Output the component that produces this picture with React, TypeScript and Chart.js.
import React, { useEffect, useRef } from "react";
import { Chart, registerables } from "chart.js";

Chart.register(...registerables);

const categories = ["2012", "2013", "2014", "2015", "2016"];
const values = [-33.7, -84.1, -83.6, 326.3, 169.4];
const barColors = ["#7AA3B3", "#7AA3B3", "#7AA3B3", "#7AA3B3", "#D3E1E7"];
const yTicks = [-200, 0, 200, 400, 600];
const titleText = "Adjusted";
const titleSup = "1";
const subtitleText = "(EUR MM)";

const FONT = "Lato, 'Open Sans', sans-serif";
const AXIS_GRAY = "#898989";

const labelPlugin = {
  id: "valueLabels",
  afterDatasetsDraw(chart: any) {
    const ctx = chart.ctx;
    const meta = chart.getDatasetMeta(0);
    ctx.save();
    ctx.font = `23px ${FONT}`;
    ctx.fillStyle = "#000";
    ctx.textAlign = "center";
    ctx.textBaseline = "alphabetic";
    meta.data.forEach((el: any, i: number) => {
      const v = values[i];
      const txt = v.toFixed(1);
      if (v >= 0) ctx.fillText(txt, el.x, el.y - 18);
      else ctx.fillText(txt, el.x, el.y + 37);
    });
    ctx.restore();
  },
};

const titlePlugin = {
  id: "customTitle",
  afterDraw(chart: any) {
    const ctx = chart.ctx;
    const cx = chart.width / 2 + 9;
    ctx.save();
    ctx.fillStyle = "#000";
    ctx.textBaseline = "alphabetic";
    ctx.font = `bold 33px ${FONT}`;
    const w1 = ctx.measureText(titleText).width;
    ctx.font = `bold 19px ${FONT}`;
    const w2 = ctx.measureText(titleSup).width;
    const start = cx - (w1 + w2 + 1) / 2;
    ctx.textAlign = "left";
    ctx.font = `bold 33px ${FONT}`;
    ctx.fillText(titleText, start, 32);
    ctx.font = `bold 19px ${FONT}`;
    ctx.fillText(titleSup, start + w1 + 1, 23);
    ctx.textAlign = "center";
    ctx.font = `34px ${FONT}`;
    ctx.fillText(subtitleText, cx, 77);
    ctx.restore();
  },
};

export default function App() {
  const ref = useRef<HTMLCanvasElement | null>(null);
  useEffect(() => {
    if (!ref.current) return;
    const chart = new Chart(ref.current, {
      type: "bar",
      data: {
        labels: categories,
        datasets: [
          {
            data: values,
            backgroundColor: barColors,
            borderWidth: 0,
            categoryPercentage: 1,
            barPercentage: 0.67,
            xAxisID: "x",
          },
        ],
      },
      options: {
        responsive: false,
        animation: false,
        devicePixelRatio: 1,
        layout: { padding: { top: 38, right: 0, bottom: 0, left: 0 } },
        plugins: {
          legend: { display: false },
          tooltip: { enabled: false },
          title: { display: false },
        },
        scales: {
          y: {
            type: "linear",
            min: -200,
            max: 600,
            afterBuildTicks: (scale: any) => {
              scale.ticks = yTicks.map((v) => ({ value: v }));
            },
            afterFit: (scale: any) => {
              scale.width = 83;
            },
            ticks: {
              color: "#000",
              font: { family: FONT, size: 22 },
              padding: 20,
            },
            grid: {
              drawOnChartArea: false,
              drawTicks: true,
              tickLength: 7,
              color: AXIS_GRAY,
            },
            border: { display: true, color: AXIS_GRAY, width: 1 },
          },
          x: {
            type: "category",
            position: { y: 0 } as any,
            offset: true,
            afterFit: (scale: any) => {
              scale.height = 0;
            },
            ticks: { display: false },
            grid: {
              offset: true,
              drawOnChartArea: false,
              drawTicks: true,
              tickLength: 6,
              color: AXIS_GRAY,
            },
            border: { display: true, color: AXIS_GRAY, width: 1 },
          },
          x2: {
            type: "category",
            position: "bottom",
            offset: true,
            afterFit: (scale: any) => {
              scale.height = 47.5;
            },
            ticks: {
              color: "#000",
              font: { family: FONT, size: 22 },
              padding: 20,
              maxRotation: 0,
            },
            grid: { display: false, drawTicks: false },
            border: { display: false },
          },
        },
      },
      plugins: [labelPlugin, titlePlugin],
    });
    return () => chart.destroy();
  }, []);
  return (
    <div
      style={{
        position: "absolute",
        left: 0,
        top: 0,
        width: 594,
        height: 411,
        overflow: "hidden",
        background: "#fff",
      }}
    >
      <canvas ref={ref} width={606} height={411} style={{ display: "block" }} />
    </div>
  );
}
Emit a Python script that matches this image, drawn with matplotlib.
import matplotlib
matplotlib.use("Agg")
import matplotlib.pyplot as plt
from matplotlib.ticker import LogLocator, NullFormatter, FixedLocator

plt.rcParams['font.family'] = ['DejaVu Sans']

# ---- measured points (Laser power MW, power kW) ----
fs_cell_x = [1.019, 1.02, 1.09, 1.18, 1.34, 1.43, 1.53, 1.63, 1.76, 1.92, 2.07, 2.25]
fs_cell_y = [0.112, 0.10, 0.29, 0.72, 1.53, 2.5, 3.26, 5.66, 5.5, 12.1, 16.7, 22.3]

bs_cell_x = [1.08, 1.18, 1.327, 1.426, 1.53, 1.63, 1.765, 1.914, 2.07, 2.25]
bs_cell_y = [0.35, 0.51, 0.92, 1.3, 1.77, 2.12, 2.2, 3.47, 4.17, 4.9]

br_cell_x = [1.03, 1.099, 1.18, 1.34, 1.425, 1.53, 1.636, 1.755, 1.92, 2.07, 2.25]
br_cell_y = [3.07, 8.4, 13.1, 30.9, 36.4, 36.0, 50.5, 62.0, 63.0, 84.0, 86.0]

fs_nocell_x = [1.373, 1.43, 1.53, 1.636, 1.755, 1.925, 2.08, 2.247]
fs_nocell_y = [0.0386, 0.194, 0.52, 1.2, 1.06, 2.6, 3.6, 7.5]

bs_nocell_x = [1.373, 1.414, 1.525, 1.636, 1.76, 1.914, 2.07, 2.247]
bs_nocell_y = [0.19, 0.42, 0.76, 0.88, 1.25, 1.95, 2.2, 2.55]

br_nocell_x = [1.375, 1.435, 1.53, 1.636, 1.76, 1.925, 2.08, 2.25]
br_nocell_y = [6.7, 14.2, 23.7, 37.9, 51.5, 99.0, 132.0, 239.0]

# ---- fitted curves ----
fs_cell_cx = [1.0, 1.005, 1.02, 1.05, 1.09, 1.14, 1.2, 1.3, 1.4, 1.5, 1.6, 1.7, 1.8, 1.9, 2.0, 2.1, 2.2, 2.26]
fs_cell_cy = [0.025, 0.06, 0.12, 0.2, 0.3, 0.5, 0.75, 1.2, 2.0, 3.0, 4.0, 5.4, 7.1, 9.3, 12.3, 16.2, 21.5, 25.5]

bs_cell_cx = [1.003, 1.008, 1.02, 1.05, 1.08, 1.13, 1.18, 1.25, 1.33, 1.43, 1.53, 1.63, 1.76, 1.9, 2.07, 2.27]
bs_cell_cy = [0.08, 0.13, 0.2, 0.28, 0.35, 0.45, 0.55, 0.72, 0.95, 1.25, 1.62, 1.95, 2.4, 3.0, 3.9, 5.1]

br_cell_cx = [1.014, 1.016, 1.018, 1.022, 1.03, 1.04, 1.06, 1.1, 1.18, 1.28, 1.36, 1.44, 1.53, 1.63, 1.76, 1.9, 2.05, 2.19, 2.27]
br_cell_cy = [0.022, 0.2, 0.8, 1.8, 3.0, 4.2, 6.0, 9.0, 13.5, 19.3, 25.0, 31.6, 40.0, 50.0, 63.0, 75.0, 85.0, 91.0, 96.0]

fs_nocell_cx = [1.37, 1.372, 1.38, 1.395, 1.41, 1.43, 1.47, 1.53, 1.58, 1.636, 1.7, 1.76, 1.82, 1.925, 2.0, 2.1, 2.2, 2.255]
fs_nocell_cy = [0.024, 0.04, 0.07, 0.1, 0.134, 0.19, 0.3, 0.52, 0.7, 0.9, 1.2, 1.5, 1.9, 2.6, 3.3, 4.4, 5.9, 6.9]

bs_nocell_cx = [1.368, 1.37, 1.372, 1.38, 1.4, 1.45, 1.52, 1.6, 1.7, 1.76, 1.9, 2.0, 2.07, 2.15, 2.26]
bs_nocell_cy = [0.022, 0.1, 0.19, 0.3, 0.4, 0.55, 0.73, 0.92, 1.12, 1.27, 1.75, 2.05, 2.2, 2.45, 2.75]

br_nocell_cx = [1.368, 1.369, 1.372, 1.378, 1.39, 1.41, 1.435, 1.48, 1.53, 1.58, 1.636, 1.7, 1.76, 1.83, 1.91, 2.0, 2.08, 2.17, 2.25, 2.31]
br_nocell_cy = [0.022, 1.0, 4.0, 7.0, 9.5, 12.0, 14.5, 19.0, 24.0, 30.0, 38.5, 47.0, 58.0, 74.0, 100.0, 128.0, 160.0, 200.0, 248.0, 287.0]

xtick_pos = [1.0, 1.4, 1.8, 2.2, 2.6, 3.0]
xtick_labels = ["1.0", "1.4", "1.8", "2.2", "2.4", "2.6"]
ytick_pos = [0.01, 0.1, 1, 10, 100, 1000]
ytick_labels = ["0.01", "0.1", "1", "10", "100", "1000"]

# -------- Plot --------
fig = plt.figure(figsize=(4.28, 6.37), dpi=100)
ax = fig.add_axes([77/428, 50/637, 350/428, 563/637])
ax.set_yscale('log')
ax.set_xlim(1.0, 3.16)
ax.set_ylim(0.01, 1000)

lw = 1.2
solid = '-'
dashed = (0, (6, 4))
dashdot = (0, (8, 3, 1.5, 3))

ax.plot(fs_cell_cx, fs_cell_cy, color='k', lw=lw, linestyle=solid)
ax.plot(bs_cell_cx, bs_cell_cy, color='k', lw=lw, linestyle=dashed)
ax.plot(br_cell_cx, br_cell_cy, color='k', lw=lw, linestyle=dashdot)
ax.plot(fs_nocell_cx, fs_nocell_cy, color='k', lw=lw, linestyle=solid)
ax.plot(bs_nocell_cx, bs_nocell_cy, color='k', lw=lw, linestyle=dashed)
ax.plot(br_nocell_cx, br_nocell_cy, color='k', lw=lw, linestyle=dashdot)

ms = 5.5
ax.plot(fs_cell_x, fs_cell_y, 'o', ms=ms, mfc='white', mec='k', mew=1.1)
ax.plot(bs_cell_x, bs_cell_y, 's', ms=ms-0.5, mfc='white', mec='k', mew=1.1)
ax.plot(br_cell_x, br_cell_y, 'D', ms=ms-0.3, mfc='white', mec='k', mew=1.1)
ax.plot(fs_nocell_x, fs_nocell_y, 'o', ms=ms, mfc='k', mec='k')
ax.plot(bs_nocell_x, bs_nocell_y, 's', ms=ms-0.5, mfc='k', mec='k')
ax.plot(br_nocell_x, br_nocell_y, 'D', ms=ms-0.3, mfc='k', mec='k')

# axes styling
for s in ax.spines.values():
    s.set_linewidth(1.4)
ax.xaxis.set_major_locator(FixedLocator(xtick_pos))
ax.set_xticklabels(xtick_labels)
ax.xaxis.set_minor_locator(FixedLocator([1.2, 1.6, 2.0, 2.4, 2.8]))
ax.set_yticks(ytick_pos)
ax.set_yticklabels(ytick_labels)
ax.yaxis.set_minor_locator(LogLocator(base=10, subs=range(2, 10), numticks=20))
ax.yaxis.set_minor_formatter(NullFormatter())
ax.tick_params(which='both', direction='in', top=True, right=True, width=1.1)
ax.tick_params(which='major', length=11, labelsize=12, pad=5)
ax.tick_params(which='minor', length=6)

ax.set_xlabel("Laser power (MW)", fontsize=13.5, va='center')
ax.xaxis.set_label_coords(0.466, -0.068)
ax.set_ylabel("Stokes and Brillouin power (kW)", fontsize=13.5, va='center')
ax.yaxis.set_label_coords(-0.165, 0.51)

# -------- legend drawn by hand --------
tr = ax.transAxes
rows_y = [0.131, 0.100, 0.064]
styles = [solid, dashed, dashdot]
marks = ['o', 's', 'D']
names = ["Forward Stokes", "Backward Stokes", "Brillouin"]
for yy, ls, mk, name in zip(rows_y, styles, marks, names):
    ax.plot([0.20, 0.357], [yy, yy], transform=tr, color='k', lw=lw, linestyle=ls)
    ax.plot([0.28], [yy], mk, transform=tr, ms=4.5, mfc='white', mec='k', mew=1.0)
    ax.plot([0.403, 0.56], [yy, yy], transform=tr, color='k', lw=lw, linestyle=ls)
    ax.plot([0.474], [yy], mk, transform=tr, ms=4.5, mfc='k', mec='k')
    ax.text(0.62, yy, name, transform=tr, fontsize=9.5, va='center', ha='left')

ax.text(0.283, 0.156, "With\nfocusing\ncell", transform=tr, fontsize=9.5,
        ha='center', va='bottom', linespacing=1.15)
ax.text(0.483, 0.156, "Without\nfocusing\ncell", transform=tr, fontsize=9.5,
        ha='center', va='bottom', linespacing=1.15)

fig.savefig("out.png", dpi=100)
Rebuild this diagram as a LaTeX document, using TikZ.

------------------------------------

### What you will do
Quote the listing word for word from its first line through the line in which "Chart.register(...registerables);" appears.

### Response below
Output the component that produces this picture with React, TypeScript and Chart.js.
import React, { useEffect, useRef } from "react";
import { Chart, registerables } from "chart.js";

Chart.register(...registerables);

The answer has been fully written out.